As the name implies, a NOSQL database doesn’t use any SQL statements for data manipulation, but it does have a robust mechanism to accomplish the same ends. Before we start interacting with Mongo, let’s look at some of the components I used to accomplish the examples I am going to show you.

  • Spring 3.1.0.RELEASE
  • Spring Data for MongoDB 1.1.0.M2
  • Mongo Java Driver 2.8.0
  • AspectJ (Optional) 1.7.0
  • Maven (Optional) LATEST

The very first thing we need to configure is our context.xml file. I always start a project with one of these but I use Spring annotations as much as possible to keep the file clean.

 <?xml version="1.0"?>
<beans xmlns:xsi="http://www.w3.org/2001/XMLSchema-instance"
	xmlns="http://www.springframework.org/schema/beans" 
        xmlns:context="http://www.springframework.org/schema/context"
	xmlns:mongo="http://www.springframework.org/schema/data/mongo"
	xmlns:tx="http://www.springframework.org/schema/tx"
        xsi:schemaLocation="http://www.springframework.org/schema/beans

http://www.springframework.org/schema/beans/spring-beans.xsd


http://www.springframework.org/schema/data/mongo

        http://www.springframework.org/schema/data/mongo/spring-mongo.xsd">

	<!-- Connection to MongoDB server -->
	<mongo:db-factory host="localhost" port="27017"
		dbname="MongoSpring" />
	<mongo:mapping-converter id="converter"
		db-factory-ref="mongoDbFactory" />

	<!-- MongoDB GridFS Template -->
	<bean id="gridTemplate" class="org.springframework.data.mongodb.gridfs.GridFsTemplate">
		<constructor-arg ref="mongoDbFactory" />
		<constructor-arg ref="converter" />
	</bean>

	<mongo:mongo host="localhost" port="27017" />

	<bean id="mongoTemplate" class="org.springframework.data.mongodb.core.MongoTemplate">
		<constructor-arg ref="mongoDbFactory" />

	</bean>

	<context:annotation-config />
        <context:component-scan base-package="com.doozer" />
	<context:spring-configured />

</beans>

In short, the context file is setting up a few things.

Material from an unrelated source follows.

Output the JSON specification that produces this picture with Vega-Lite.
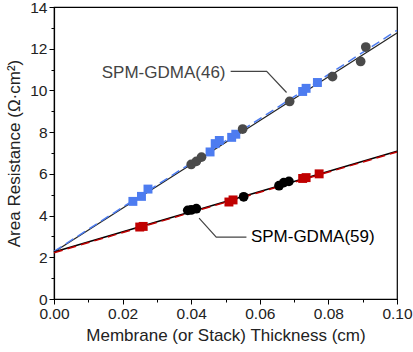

  • The database factory that the templates will use to get a connection
  • The MongoTemplate and GridFSTemplate
  • Annotation support
  • Annotation @Configuration support if needed (Optional)

Let’s take a look at my App class that is the main entry point for this Java application.

...
@Configurable
public class App
{

@Autowired
public MongoOperations mongoOperation;
@Autowired
public StorageService storageService;

ApplicationContext ctx;
public App() {

ctx = new GenericXmlApplicationContext("mongo-config.xml");
...

I am using AspectJ to weave my dependencies at inject them at compile or load time. If you are not using AspectJ, you need to lookup the MongoOperation and StorageService from the Context itself. The Storage Service is a simple @Service bean that provides an abstraction on top of the GridFsTemplate.

...

@Service("storageService")
public class StorageServiceImpl implements StorageService {

@Autowired
private GridFsOperations gridOperation;

@Override
public String save(InputStream inputStream, String contentType, String filename) {

DBObject metaData = new BasicDBObject();
metaData.put("meta1", filename);
metaData.put("meta2", contentType);

GridFSFile file = gridOperation.store(inputStream, filename, metaData);

return file.getId().toString();
}

@Override
public GridFSDBFile get(String id) {

System.out.println("Finding by ID: " + id);
return gridOperation.findOne(new Query(Criteria.where("_id").is(new ObjectId(id))));
}

@Override
public List listFiles() {

return gridOperation.find(null);
}

@Override
public GridFSDBFile getByFilename(String filename) {
return gridOperation.findOne(new Query(Criteria.where("filename").is(filename)));
}
}

...

Our StorageServiceImpl is merely making calls to the GridOperations object and simplifying calls. This class is not strictly necessary since you can inject the GridOperations object into any class, but if you are planning on keeping a good separation to be able to extract Mongo/GridFS later to go with something else, this makes sense.

Mongo Template

Now, we are ready to interact with Mongo. First lets deal with creating and saving some textual data. The operations below show a few examples of interacting with data from the Mongo database by using the MongoTemplate.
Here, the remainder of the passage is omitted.